Болек видит, что я не знаю, кто такой пророк, и объясняет, что так он зовет Цалку-биржевика. Когда Советы за неделю до войны арестовали и выслали торговцев, Цалку тоже забрали. И стоя в кузове грузовика под охраной энкаведешников, он крикнул евреям на улице: «Вы мне еще позавидуете, братцы!» Теперь Цалка вернулся из Сибири, а евреев, провожавших его туда, действительно нет. Вот Болек и дал ему прозвище «пророк». Он, этот пророк, хорошо играет в карты.
— А в секцию гребли виленского «Маккаби» вы не ходили? — Болек рассказывает, что на днях ему захотелось взглянуть на стадион «Маккаби» на Вилии. Когда-то берег летом кишел молодежью аж до самого Зеленого озера[192]. Молодые люди грелись на солнце, плавали, пели, играли на мандолинах, а лодки с девушками в купальных костюмах казались лотками с красной земляникой. Вот Болек и пошел туда, а там пустыня. Он впервые видел, чтобы полноводная река была такой пустынной и заброшенной. Присмотрелся — один остроносый каяк все же плывет по Вилии, а в нем Крымский, бывший инструктор секции плавания. Этот Крымский всегда занимал нос каяка, напротив сидело четверо или шестеро маккабистов, и он командовал: «Поднять весла разом! Опустить весла разом!» Теперь он греб один-одинешенек и так быстро работал веслами, что лодка летела как молния что вверх по течению, что вниз. Крымский худ, угловат и долговяз как жердь. Поэтому казалось, что каяк гонит черт, но, хотя он искусен в гребле, в карты ему страшно не везет.

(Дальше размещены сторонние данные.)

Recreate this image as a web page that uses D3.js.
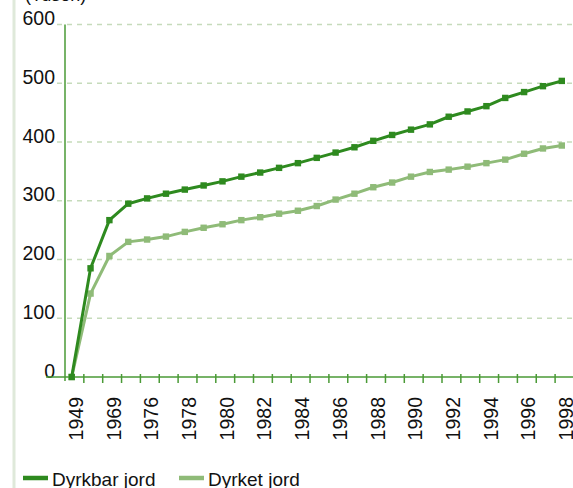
<!DOCTYPE html>
<html>
<head>
<meta charset="utf-8">
<script src="https://cdn.jsdelivr.net/npm/d3@7/dist/d3.min.js"></script>
<style>
html,body{margin:0;padding:0;background:#fff;}
svg{display:block;font-family:"Liberation Sans",Arial,sans-serif;}
</style>
</head>
<body>
<svg id="chart" width="573" height="488"></svg>
<script>
const categories = ["1949","1959","1969","1973","1976","1977","1978","1979","1980","1981","1982","1983","1984","1985","1986","1987","1988","1989","1990","1991","1992","1993","1994","1995","1996","1997","1998"];
const dyrkbar = [0,185,267,295,304,312,319,326,333,341,348,356,364,373,382,391,402,412,421,430,443,452,461,475,485,495,504];
const dyrket  = [0,142,206,230,234,239,247,254,260,267,272,278,283,291,302,312,323,331,341,349,353,358,364,370,380,389,394];
const yTicks = [0,100,200,300,400,500,600];
const seriesNames = ["Dyrkbar jord","Dyrket jord"];
const unitLabel = "(Tusen)";

const colors = ["#2e8a1f","#8fbb78"];
const svg = d3.select("#chart");

const x0 = 65, step = 18.85;
const x = d3.scaleBand().domain(categories).range([x0, x0 + step*categories.length]).padding(0);
const y = d3.scaleLinear().domain([0,600]).range([377, 24.5]);
const px = d => x(d) + 6.7;

// left stripe
svg.append("rect").attr("x",12.5).attr("y",0).attr("width",3).attr("height",488).attr("fill","#dfe9da");

// unit label (cut at top)
svg.append("text").attr("x",25).attr("y",1).attr("font-size",18).attr("fill","#111").text(unitLabel);

// gridlines
svg.append("g").selectAll("line").data(yTicks.filter(t=>t>0)).join("line")
  .attr("x1",57).attr("x2",573)
  .attr("y1",d=>y(d)).attr("y2",d=>y(d))
  .attr("stroke","#c6dbbb").attr("stroke-width",1.5).attr("stroke-dasharray","5,5");

// y labels
svg.append("g").selectAll("text").data(yTicks).join("text")
  .attr("x",55).attr("y",d=>y(d)+0.5).attr("text-anchor","end")
  .attr("font-size",19.5).attr("fill","#111").text(d=>d);

// x axis line
svg.append("line").attr("x1",46).attr("x2",573).attr("y1",y(0)).attr("y2",y(0))
  .attr("stroke","#4a9a36").attr("stroke-width",1.5);
// y axis line
svg.append("line").attr("x1",x0).attr("x2",x0).attr("y1",y(600)).attr("y2",y(0)+4)
  .attr("stroke","#4a9a36").attr("stroke-width",1.5);

// ticks at category boundaries
svg.append("g").selectAll("line").data(categories.slice(1)).join("line")
  .attr("x1",d=>x(d)).attr("x2",d=>x(d))
  .attr("y1",y(0)-3).attr("y2",y(0)+6)
  .attr("stroke","#4a9a36").attr("stroke-width",1.5);

// x labels (every other)
svg.append("g").selectAll("text").data(categories.filter((d,i)=>i%2===0)).join("text")
  .attr("transform",d=>`translate(${x(d)+x.bandwidth()/2+1.5},397) rotate(-90)`)
  .attr("text-anchor","end").attr("dy","0.36em")
  .attr("font-size",19.5).attr("fill","#111").text(d=>d);

// series
const data = [dyrkbar, dyrket];
const line = d3.line().x((d,i)=>px(categories[i])).y(d=>y(d));
[1,0].forEach(s=>{
  svg.append("path").datum(data[s]).attr("d",line)
    .attr("fill","none").attr("stroke",colors[s]).attr("stroke-width",3).attr("stroke-linejoin","round");
  svg.append("g").selectAll("rect").data(data[s]).join("rect")
    .attr("x",(d,i)=>px(categories[i])-3.2).attr("y",d=>y(d)-3.2)
    .attr("width",6.4).attr("height",6.4).attr("fill",colors[s]);
});

// legend
const leg = [{x:23,tx:52},{x:179,tx:208}];
seriesNames.forEach((n,i)=>{
  svg.append("line").attr("x1",leg[i].x).attr("x2",leg[i].x+25).attr("y1",478).attr("y2",478)
    .attr("stroke",colors[i]).attr("stroke-width",4.5);
  svg.append("text").attr("x",leg[i].tx).attr("y",485.5).attr("font-size",19).attr("fill","#111").text(n);
});
</script>
</body>
</html>
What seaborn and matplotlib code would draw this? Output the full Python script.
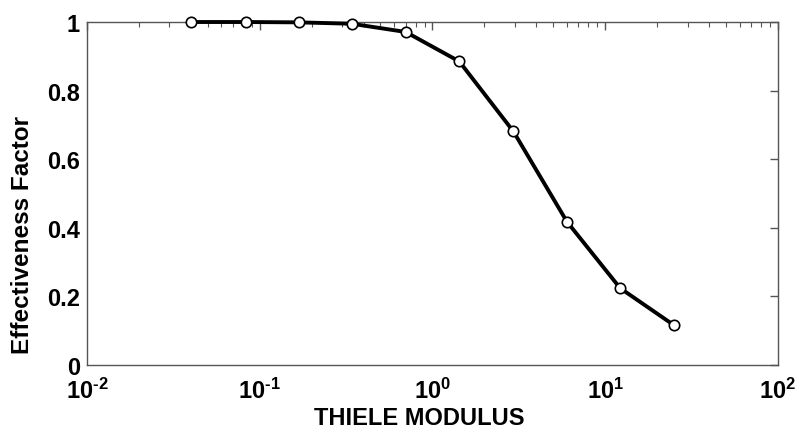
import matplotlib
matplotlib.use("Agg")
import matplotlib.pyplot as plt
import seaborn as sns
import pandas as pd
import numpy as np
from matplotlib.ticker import LogLocator, FixedLocator, FixedFormatter, FuncFormatter

thiele_modulus = [0.04, 0.083, 0.168, 0.34, 0.70, 1.43, 2.94, 6.0, 12.2, 25.0]
effectiveness = [1.0, 1.0, 0.999, 0.995, 0.971, 0.885, 0.681, 0.418, 0.224, 0.116]
y_ticks = [0, 0.2, 0.4, 0.6, 0.8, 1.0]
y_tick_labels = ["0", "0.2", "0.4", "0.6", "0.8", "1"]

sns.set_style("white")
plt.rcParams['font.family'] = ['Liberation Sans', 'DejaVu Sans']
plt.rcParams['font.weight'] = 'bold'
plt.rcParams['mathtext.fontset'] = 'custom'
plt.rcParams['mathtext.rm'] = 'Liberation Sans:bold'
plt.rcParams['mathtext.it'] = 'Liberation Sans:bold'
plt.rcParams['mathtext.bf'] = 'Liberation Sans:bold'
plt.rcParams['mathtext.default'] = 'bf'

df = pd.DataFrame({"x": thiele_modulus, "y": effectiveness})

fig = plt.figure(figsize=(7.95, 4.31), dpi=100)
ax = fig.add_axes([0.1094, 0.1508, 0.8692, 0.7958])

sns.lineplot(data=df, x="x", y="y", ax=ax, color="black", linewidth=2.8,
             marker="o", markersize=7.5, markerfacecolor="white",
             markeredgecolor="black", markeredgewidth=1.2, clip_on=False,
             zorder=5)

ax.set_xscale("log")
ax.set_xlim(1e-2, 1e2)
ax.set_ylim(0, 1)
ax.xaxis.set_major_locator(LogLocator(base=10, numticks=10))
ax.xaxis.set_minor_locator(LogLocator(base=10, subs=range(2, 10), numticks=20))


def log_fmt(v, pos):
    e = int(np.round(np.log10(v)))
    if e < 0:
        return r"$\mathbf{10^{\text{-}%d}}$" % (-e)
    return r"$\mathbf{10^{%d}}$" % e


ax.xaxis.set_major_formatter(FuncFormatter(log_fmt))
ax.yaxis.set_major_locator(FixedLocator(y_ticks))
ax.yaxis.set_major_formatter(FixedFormatter(y_tick_labels))

for s in ax.spines.values():
    s.set_visible(True)
    s.set_color("#555555")
    s.set_linewidth(1.0)

ax.tick_params(which="both", direction="in", top=True, right=True,
               colors="#555555", labelcolor="black")
ax.tick_params(which="major", length=6, width=1.0, labelsize=17, pad=5)
ax.tick_params(which="minor", length=3.5, width=0.8)
ax.tick_params(axis="x", which="major", pad=9)

for lab in ax.get_xticklabels() + ax.get_yticklabels():
    lab.set_fontweight("bold")

ax.set_xlabel("THIELE MODULUS", fontsize=17, fontweight="bold", color="black",
              va="center")
ax.set_ylabel("Effectiveness Factor", fontsize=17.5, fontweight="bold",
              color="black", va="center")
ax.xaxis.set_label_coords(0.481, -0.152)
ax.yaxis.set_label_coords(-0.094, 0.382)

fig.savefig("out.png", dpi=100)
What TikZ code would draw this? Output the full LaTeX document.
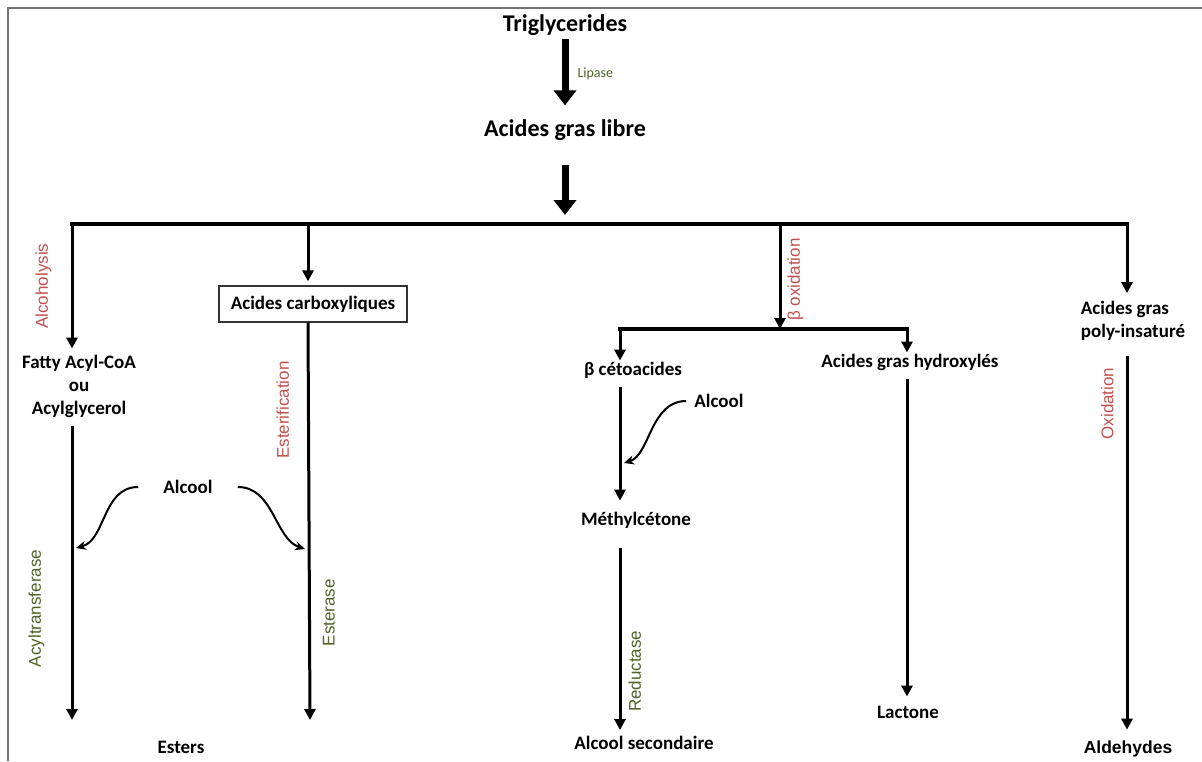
\documentclass[tikz,border=0pt]{standalone}
\usepackage{fontspec}
\setmainfont{Carlito}
\newfontfamily\arialfont{Liberation Sans}
\usetikzlibrary{arrows.meta}
\definecolor{enzred}{HTML}{C0504D}
\definecolor{enzgreen}{HTML}{4F6228}

\begin{document}
\begin{tikzpicture}[x=1pt, y=-1pt,
  txt/.style={font=\fontsize{19}{23}\selectfont\bfseries, inner sep=1pt, align=center},
  head/.style={font=\fontsize{24}{28}\selectfont\bfseries, inner sep=1pt},
  box/.style={txt, draw=black!80, line width=1.3pt, minimum width=188pt, minimum height=36pt},
  alc/.style={txt, inner xsep=#1},
  arr/.style={-{Triangle[length=11pt,width=11pt]}, line width=3pt},
  bigarr/.style={-{Triangle[length=15pt,width=22pt]}, line width=7pt},
  curv/.style={-{Stealth[length=10pt,width=9pt]}, line width=2pt},
  bar/.style={line width=3.2pt, line cap=rect},
  lbl/.style={font=\arialfont\fontsize{17}{20}\selectfont, text=#1, rotate=90},
  onleft/.style={anchor=south, inner sep=#1},
  onright/.style={anchor=north, inner sep=#1}]
\useasboundingbox (0,0) rectangle (1202,761);
\draw[black!55, line width=1.8pt] (1202,8) -- (8,8) -- (8,761);

% top of the pathway
\node[head] (trig) at (565,25) {Triglycerides};
\node[head] (libre) at (565,130) {Acides gras libre};
\draw[bigarr, shorten <=2pt, shorten >=13pt] (trig) -- node[pos=.45, anchor=west, inner sep=9pt,
  font=\fontsize{14}{16}\selectfont, text=enzgreen] {Lipase} (libre);

% the four branches
\coordinate (b1) at (72,224);
\coordinate (b2) at (308,224);
\coordinate (b3) at (780,224);
\coordinate (b4) at (1127,224);
\draw[bigarr, shorten <=23pt, shorten >=9pt] (libre) -- (libre |- b1);
\draw[bar] (b1) -- (b4);

\node[txt] (fatty) at (79,386) {Fatty Acyl-CoA\\ou\\Acylglycerol};
\node[box] (carb) at (313,304) {Acides carboxyliques};
\node[txt, align=left] (poly) at (1133,321) {Acides gras\\poly-insaturé};

\draw[arr, shorten >=5pt] (b1) -- node[pos=.48, lbl=enzred, onleft=19pt] {Alcoholysis} (b1 |- fatty.north);
\draw[arr, shorten >=4pt] (b2) -- (b2 |- carb.north);
\draw[arr, shorten >=7pt] (b4) -- (b4 |- poly.north);

% beta oxidation
\coordinate (s1) at (620,329);
\coordinate (s2) at (907,329);
\draw[arr] (b3) -- node[pos=.53, lbl=enzred, onright=6pt] {β oxidation} (b3 |- s1);
\draw[bar] (s1) -- (s2);
\node[txt] (ceto) at (633,370) {β cétoacides};
\node[txt] (hydro) at (910,362) {Acides gras hydroxylés};
\draw[arr] (s1) -- (s1 |- ceto.north);
\draw[arr] (s2) -- (s2 |- hydro.north);

% esters
\coordinate (e1) at (72,720);
\coordinate (e2) at (310,720);
\node[txt] (esters) at (181,747) {Esters};
\node[alc=25pt] (alc1) at (188,487) {Alcool};
\draw[arr, shorten <=8pt] (fatty.south -| e1) -- node[pos=.63, lbl=enzgreen, onleft=26pt] {Acyltransferase} (e1);
\draw[arr] (carb.south -| b2) -- node[pos=.22, lbl=enzred, onleft=18pt] {Esterification}
  node[pos=.73, lbl=enzgreen, onright=12pt] {Esterase} (e2);
\coordinate (t1) at (76,548);
\coordinate (t2) at (305,549);
\draw[curv] (alc1.west) .. controls +(-36,0) and +(30,-8) .. (t1);
\draw[curv] (alc1.east) .. controls +(36,0) and +(-30,-10) .. (t2);

% methylcetone route
\node[txt] (methyl) at (636,520) {Méthylcétone};
\node[txt] (alcsec) at (644,743) {Alcool secondaire};
\node[alc=8pt] (alc2) at (719,401) {Alcool};
\coordinate (t3) at (624,463);
\draw[arr, shorten <=8pt, shorten >=10pt] (ceto.south -| s1) -- (methyl.north -| s1);
\draw[curv] (alc2.west) .. controls +(-36,0) and +(26,-8) .. (t3);
\draw[arr, shorten <=19pt, shorten >=5pt] (methyl.south -| s1) -- node[pos=.69, lbl=enzgreen, onright=7pt] {Reductase} (alcsec.north -| s1);

% lactone and aldehydes
\node[txt] (lact) at (908,712) {Lactone};
\draw[arr, shorten <=8pt, shorten >=8pt] (hydro.south -| s2) -- (lact.north -| s2);
\node[font=\arialfont\bfseries\fontsize{17.5}{20}\selectfont, inner sep=1pt] (ald) at (1128,749) {Aldehydes};
\draw[arr, shorten <=14pt, shorten >=10pt] (poly.south -| b4) -- node[pos=.155, lbl=enzred, onleft=12pt] {Oxidation} (ald.north -| b4);
\end{tikzpicture}
\end{document}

— Болек, мне надо с вами поговорить. — Я пододвигаюсь к нему поближе, чтобы нас не услышала Анна Иткин. Не мне ему объяснять, говорю я, сколько людей сейчас отдали бы полжизни, чтобы слышать, как в соседней комнате ходит мама, скольким хотелось бы положить ей на плечи руки, погладить по волосам, смотреть, как она накрывает на стол. А еще большее счастье — самому подавать маме еду, иметь возможность услужить ей. Но поговорить я хочу не об этом. Я хочу сказать, что ради мамы он мог бы вести себя достойнее и тише, по крайней мере не пускаться во все тяжкие у нее на виду. На глазах у праведника вроде меня он может пить, ночи напролет играть в карты и делать все, что ему взбредет в голову. Но маму огорчать не следует. Тем более что по природе он парень тихий и его нынешнее поведение всего лишь привычка, усвоенная в гетто, где жили одним днем, одной минутой.
— Мама не может вырваться из гетто, она живет Понарами. — Болек наклоняется ко мне и смотрит на дверь. — Меня она упрекает в том, что я по-прежнему веду ненормальную жизнь, а сама женит меня на мертвых невестах.
— О чем вы, Болек? Я не понимаю.
— Я тоже не понимаю, — шепчет мне здоровенный парень с лицом перепуганного ребенка. — Прямо она этого не делает. Только обиняками, а еще чаще молча. Заведет, например, речь о моем погибшем брате и скажет, что ему подошла бы та девушка, с которой он когда-то встречался, мол, по ее мнению, вот хорошая невеста для него. Скажет и спросит, как я думаю. Я отвечаю, что не понимаю, к чему этот разговор. Брата нет, девушек, с которыми он встречался, тоже. Мама долго задумчиво молчит, а потом спрашивает, на ком из моих девушек я подумывал жениться. Я пожимаю плечами: какая теперь разница? Она сердится и говорит, что нельзя забывать близких друзей.
— Все-таки непонятно, — растерянно шепчу я. — Ваша мама упрекнула меня, что я все время слоняюсь в гетто, и уверяла, что старается помнить только хорошие времена. Как же это согласуется с тем, что вы говорите?
— В том то и дело! — Лицо Болека светлеет, он снова начинает смеяться. — Мама пеняет мне на то, что и теперь, после освобождения, я не меняюсь. А сама думает только о сожженных в Понарах. На самом деле я не намерен жить так все время. Я просто хочу оглядеться. Мы ведь с мамой собираемся в Польшу, а оттуда поедем еще дальше. И когда мы устроимся за границей, я, возможно, снова пойду в университет.